FRI 15 - 12 - 2017
 
Date: Dec 2, 2017
Source: The Daily Star
Syrian govt negotiator quits Geneva, says may not return
GENEVA/BEIRUT: Syria’s government delegation quit U.N.-led peace talks in Geneva Friday and said it would not return next week unless the opposition withdrew a statement demanding President Bashar Assad play no role in any interim postwar government.

“For us [this] round is over, as a government delegation. He as mediator can announce his own opinion,” government chief negotiator Bashar al-Jaafari said after a morning of talks, referring to U.N. mediator Staffan de Mistura.

“As long as the other side sticks to the language of Riyadh 2 ... there will be no progress,” Jaafari said.

He was referring to a position adopted by Syrian opposition delegates at a meeting in Riyadh last week, in which they stuck to their demand that Assad be excluded from any transitional government.

Jaafari went further in a televised interview with Al-Mayadeen TV: “We cannot engage in serious discussion in Geneva while the Riyadh statement is not withdrawn.”

De Mistura put on a brave face on the impasse, saying in a statement that he had asked the delegations to engage in “talks next week” and give their reactions to 12 political principles.

Previously there had been some speculation the opposition could soften its stance ahead of this week’s Geneva negotiations, in response to government advances on the battlefield. The Syrian civil war, now in its seventh year, has killed hundreds of thousands of people and driven 11 million from their homes. So far all previous rounds of peace talks have failed to make progress, faltering over the opposition’s demand Assad leave power and his refusal to go.

Pressed whether the government delegation would return to Geneva next week, Jaafari replied: “Damascus will decide.” Jaafari said the Riyadh statement was a “mine” on the road to Geneva, and the opposition had purposefully undermined the negotiations.
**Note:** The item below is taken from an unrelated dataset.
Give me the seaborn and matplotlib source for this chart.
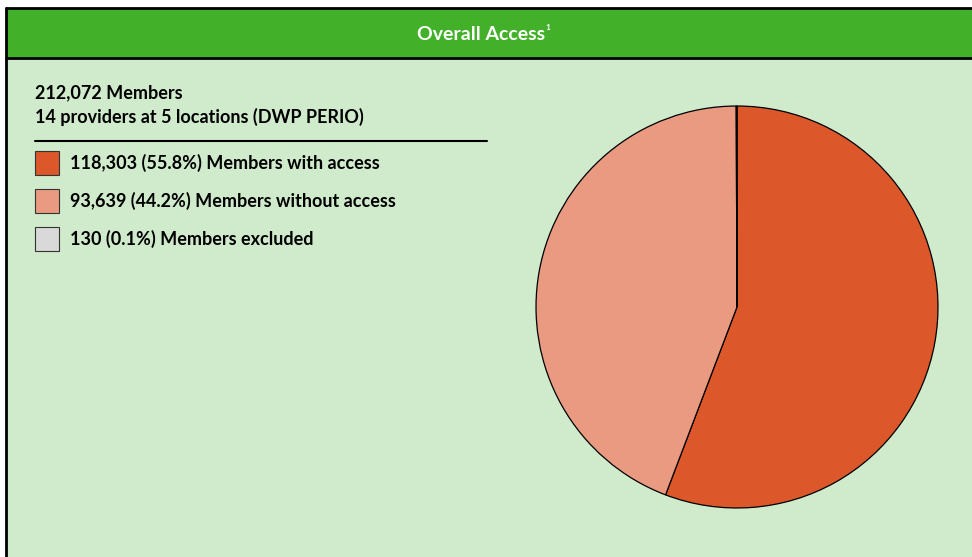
import matplotlib
matplotlib.use("Agg")
import matplotlib.pyplot as plt
import seaborn as sns
from matplotlib.patches import Rectangle

sns.set_theme(style="white")
plt.rcParams['font.family'] = ['Lato', 'DejaVu Sans']

title = "Overall Access"
title_note = "1"
total_line = "212,072 Members"
provider_line = "14 providers at 5 locations (DWP PERIO)"
labels = ["118,303 (55.8%) Members with access",
          "93,639 (44.2%) Members without access",
          "130 (0.1%) Members excluded"]
values = [118303, 93639, 130]
colors = ["#DC572A", "#E99A81", "#D9D9D9"]

W, H = 972, 557
fig = plt.figure(figsize=(W/100, H/100), dpi=100)
fig.patch.set_facecolor("white")

def fx(x): return x / W
def fy(y): return 1 - y / H

# background panel
fig.add_artist(Rectangle((fx(6), 0), 1 - fx(6), fy(58), transform=fig.transFigure,
                         facecolor="#D0EBCB", edgecolor="none", zorder=0))
# header
fig.add_artist(Rectangle((fx(6), fy(58)), 1 - fx(6), fy(8) - fy(58), transform=fig.transFigure,
                         facecolor="#43B02A", edgecolor="none", zorder=1))
# borders
fig.add_artist(plt.Line2D([fx(6), 1], [fy(8), fy(8)], color="black", lw=2, transform=fig.transFigure, zorder=2))
fig.add_artist(plt.Line2D([fx(6), 1], [fy(58), fy(58)], color="black", lw=2, transform=fig.transFigure, zorder=2))
fig.add_artist(plt.Line2D([fx(6), fx(6)], [0, fy(8)], color="black", lw=2, transform=fig.transFigure, zorder=2))

t = fig.text(fx(481), fy(34), title, color="white", fontsize=14,
             fontweight="bold", ha="center", va="center", zorder=3)
fig.canvas.draw()
bb = t.get_window_extent(renderer=fig.canvas.get_renderer())
fig.text(bb.x1 / W + fx(0.5), fy(28), title_note, color="white", fontsize=6,
         fontweight="bold", ha="left", va="center", zorder=3)

fs = 13
fig.text(fx(35), fy(93), total_line, fontsize=fs, fontweight="bold", color="black", va="center")
fig.text(fx(35), fy(117), provider_line, fontsize=fs, fontweight="bold", color="black", va="center")
fig.add_artist(plt.Line2D([fx(35), fx(487)], [fy(141), fy(141)], color="black", lw=1.5, transform=fig.transFigure))

row_y = [163, 201, 239]
for lab, c, y in zip(labels, colors, row_y):
    fig.add_artist(Rectangle((fx(35), fy(y + 12)), fx(24), fy(y - 12) - fy(y + 12),
                             transform=fig.transFigure, facecolor=c, edgecolor="#333333", lw=0.8))
    fig.text(fx(70), fy(y), lab, fontsize=fs, fontweight="bold", color="black", va="center")

ax = fig.add_axes([fx(534), fy(510), fx(406), fy(104) - fy(510)])
ax.pie(values, colors=colors, startangle=90, counterclock=False,
       wedgeprops=dict(edgecolor="black", linewidth=0.9))
ax.set_xlim(-1.01, 1.01)
ax.set_ylim(-1.01, 1.01)
ax.set_aspect("equal")
ax.axis("off")

fig.savefig("out.png", dpi=100, facecolor=fig.get_facecolor())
“The language with which the statement was drafted was seen by us, the Syrian government, as well as by too many capitals, as a step back rather than progress forward, because it imposed a kind of precondition,” he said. “The language is provocative, irresponsible.”

The government delegation had initially refused to confirm it would attend the talks and then arrived a day late, reportedly after securing key concessions, including keeping Assad’s fate off the table. De Mistura himself urged the opposition in September to be “realistic enough to realize they didn’t win the war,” and has urged both sides to approach the talks with “no preconditions.” The opposition, which held brief talks later with U.N. officials, rejected Jaafari’s charge that it was seeking to undermine the talks, and said it sought a “political solution.”

“We have come to this round with no preconditions,” opposition spokesman Yahya al-Aridi told reporters.

“Now, not coming back is a precondition in itself. It’s an expression or a reflection of a responsibility toward people who have been suffering for seven years now,” Aridi said.

Nasr Hariri, the opposition delegation chief, said earlier Friday that his side had come to Geneva for serious, direct negotiations with Assad’s government. So far, government and opposition delegations have not negotiated face-to-face in any Syrian peace talks but have been kept in separate rooms.

“We call on the international community to put pressure on the regime to engage with this process,” Hariri said in a statement.

De Mistura said Thursday the talks would run until Dec. 15, but the government delegation might return to Damascus to “refresh and consult” before a resumption, probably Tuesday.

Amid the uncertainty over the Geneva talks, Moscow has proposed holding a “congress” to bring together the government and opposition in Sochi, the Russian Black Sea resort, but has not set a date.

De Mistura has strenuously insisted that the talks he is leading are the only ones that can lead to a political solution to the crisis.

He published a document Friday evening suggesting 12 principles for a future Syria he believed the two sides could agree, including that the country “shall be democratic and nonsectarian.”

He asked the parties to discuss the points and add their thoughts for next week’s talks, which should focus on drafting a new constitution and elections.

On the ground in Syria, the war is raging in some areas.

Rebels shot down a Syrian regime helicopter Friday near the village of Beit Jin, close to the border with Lebanon, killing three officers onboard, according to the Britain-based Syrian Observatory for Human Rights activist group.